Hence begins the first rant.
The first e-mail was one warning me that the Book of Revelations defines the anti-Christ as, in this individual's opinion, Obama. Now I am no fan of either candidate. That is the one political statement I am confident in making. I don't like either one of them. But the anti-Christ? Uhm, no. That is a bit much.
But that isn't even the good part of the e-mail. The e-mail goes on to say the following:
Dear friends, as I was listening to a news program last night, I watched in horror as Barack Obama made the statement with pride. . .'we are no longer a Christian nation; we are now a nation of Christians, Jews, Muslims, Buddhists, . . . As with so many other statements I've heard him (and his wife) make, I never thought I'd see the day that I'd hear something like that from a presidential candidate in this nation. To think our forefathers fought and died for the right for our nation to be a Christian nation--and to have this man say with pride that we are no longer that.
First off, while we may be a predominantly Christian nation, there are many others in this country who do not adhere to Christianity. Obama's words did not make it so. It just is. If you didn't know that before, you need to crawl out from under that rock once in awhile.
But my favorite sentence..."To think our forefathers fought and died for the right for our nation to be a Christian nation."
Try reading a history book along with that Bible, Jack. Have you actually read the Bill of Rights? Do you know what it really says? Let me help you out here. The first amendment says:
Congress shall make no law respecting an establishment of religion, or prohibiting the free exercise thereof; or abridging the freedom of speech, or of the press; or the right of the people peaceably to assemble, and to petition the Government for a redress of grievances.
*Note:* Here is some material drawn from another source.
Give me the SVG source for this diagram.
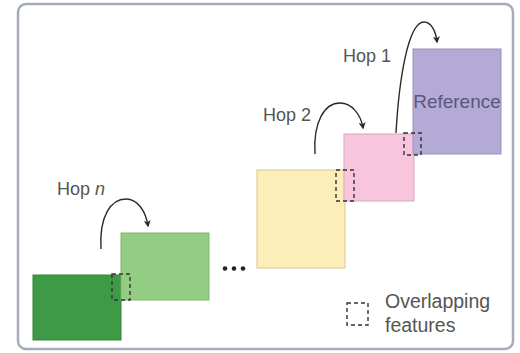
<svg xmlns="http://www.w3.org/2000/svg" width="520" height="353" viewBox="0 0 520 353">
  <defs>
    <marker id="arrow" viewBox="0 0 10 10" refX="8" refY="5" markerWidth="7" markerHeight="7" orient="auto" markerUnits="userSpaceOnUse">
      <path d="M0,0 L10,5 L0,10 L2.5,5 z" fill="#2b2b2b"/>
    </marker>
    <style>
      .label { font-family: "Liberation Sans", Arial, sans-serif; font-size: 18px; fill: #555555; }
      .legend-text { font-family: "Liberation Sans", Arial, sans-serif; font-size: 19.5px; fill: #555555; }
      .tile { stroke-width: 1; }
      .overlap { fill: none; stroke: #333333; stroke-width: 1.4; stroke-dasharray: 4 3; }
      .hop { fill: none; stroke: #2b2b2b; stroke-width: 1.4; }
    </style>
  </defs>
  <rect x="0" y="0" width="520" height="353" fill="#ffffff"/>
  <!-- frame -->
  <rect x="18" y="4" width="495" height="345" rx="8" fill="#ffffff" stroke="#a4abbb" stroke-width="2.5"/>

  <g id="tile-n">
    <rect class="tile" x="33" y="275" width="88" height="65" fill="#3f9a45" stroke="#35853b"/>
  </g>
  <g id="tile-n-1">
    <rect class="tile" x="121" y="233" width="88" height="67" fill="#93cd83" stroke="#7fb872"/>
  </g>
  <g id="tile-2">
    <rect class="tile" x="257" y="170" width="88" height="98" fill="#fdedb8" stroke="#d9c690"/>
  </g>
  <g id="tile-1">
    <rect class="tile" x="344" y="134" width="70" height="67" fill="#f7c6dc" stroke="#d6a3ba"/>
  </g>
  <g id="reference">
    <rect class="tile" x="413" y="49" width="88" height="105" fill="#b4aad6" stroke="#9a90bd"/>
    <text x="457" y="108" text-anchor="middle" font-family="Liberation Sans, Arial, sans-serif" font-size="19" fill="#5a5878">Reference</text>
  </g>

  <!-- overlapping feature regions -->
  <g id="overlaps">
    <rect class="overlap" x="112" y="274" width="18" height="26"/>
    <rect class="overlap" x="336" y="170" width="18" height="31"/>
    <rect class="overlap" x="404" y="133" width="17" height="22"/>
  </g>

  <g id="ellipsis" fill="#222222">
    <circle cx="225" cy="268.5" r="2.3"/>
    <circle cx="234" cy="268.5" r="2.3"/>
    <circle cx="243" cy="268.5" r="2.3"/>
  </g>

  <g id="connectors">
    <path class="hop" d="M101,249 C99,216 111,199 126,199 C138,199 146,212 148,226" marker-end="url(#arrow)"/>
    <path class="hop" d="M315,154 C313,121 325,103 340,103 C352,103 361,115 363,128" marker-end="url(#arrow)"/>
    <path class="hop" d="M396,133 C399,80 408,22 424,22 C431,22 436,31 437,42" marker-end="url(#arrow)"/>
  </g>

  <g id="hop-labels">
    <text class="label" x="343" y="62">Hop 1</text>
    <text class="label" x="263" y="121">Hop 2</text>
    <text class="label" x="57" y="195">Hop <tspan font-style="italic">n</tspan></text>
  </g>

  <g id="legend">
    <rect class="overlap" x="347" y="303" width="21" height="22"/>
    <text class="legend-text" x="385" y="308">Overlapping</text>
    <text class="legend-text" x="385" y="332">features</text>
  </g>
</svg>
The word Christianity is no where indicated in that statement. While yes, the founding fathers were predominantly Christian, they were not all Christian. Thomas Jefferson was a Deist, and a strong opponent of organized religion, having authored the following in a correspondence to John Adams:
The whole history of these books [The Gospels] is so defective and doubtful that it seems vain to attempt minute enquiry into it: and such tricks have been played with their text, and with the texts of other books relating to them, that we have a right, from that cause, to entertain much doubt what parts of them are genuine.
Likewise, George Washington, John Adams and Benjamin Franklin are credited with speeches and writings that opposed organized church doctrine.
My point is, it is no accident that the word Christianity does not appear in the first amendment. Our forefathers were not trying to create a Christian nation. In fact, they were fleeing a Christian nation...a nation that held to one Christian doctrine only, and did not allow for variant religious practices, even other forms of Christianity. They were strictly opposed to a national religion, and were trying to create a nation that allowed all individuals the right to practice, or not, as they saw fit.
The freedom of religion does not in any way equate to the freedom to practice Christianity only.
To believe it is shameful to say that we are a nation where all can practice freely, whether we are Christians, Jews, Muslims, Hindus, Wiccans, Buddhists, Deists or what have you, you are in the wrong country, Jack.
This is America...Land of the Free. That is what our forefathers fought and died for.
1 comment:
What these people fail to grasp is that America was a Christian nation by default, not by design. That just happens to be the religion - with varying degrees of observance - of the people who lived here at the time. Christianity was sort of like the English language. The Founding Fathers didn't set out to create a haven for their language; it was just a fact in the background.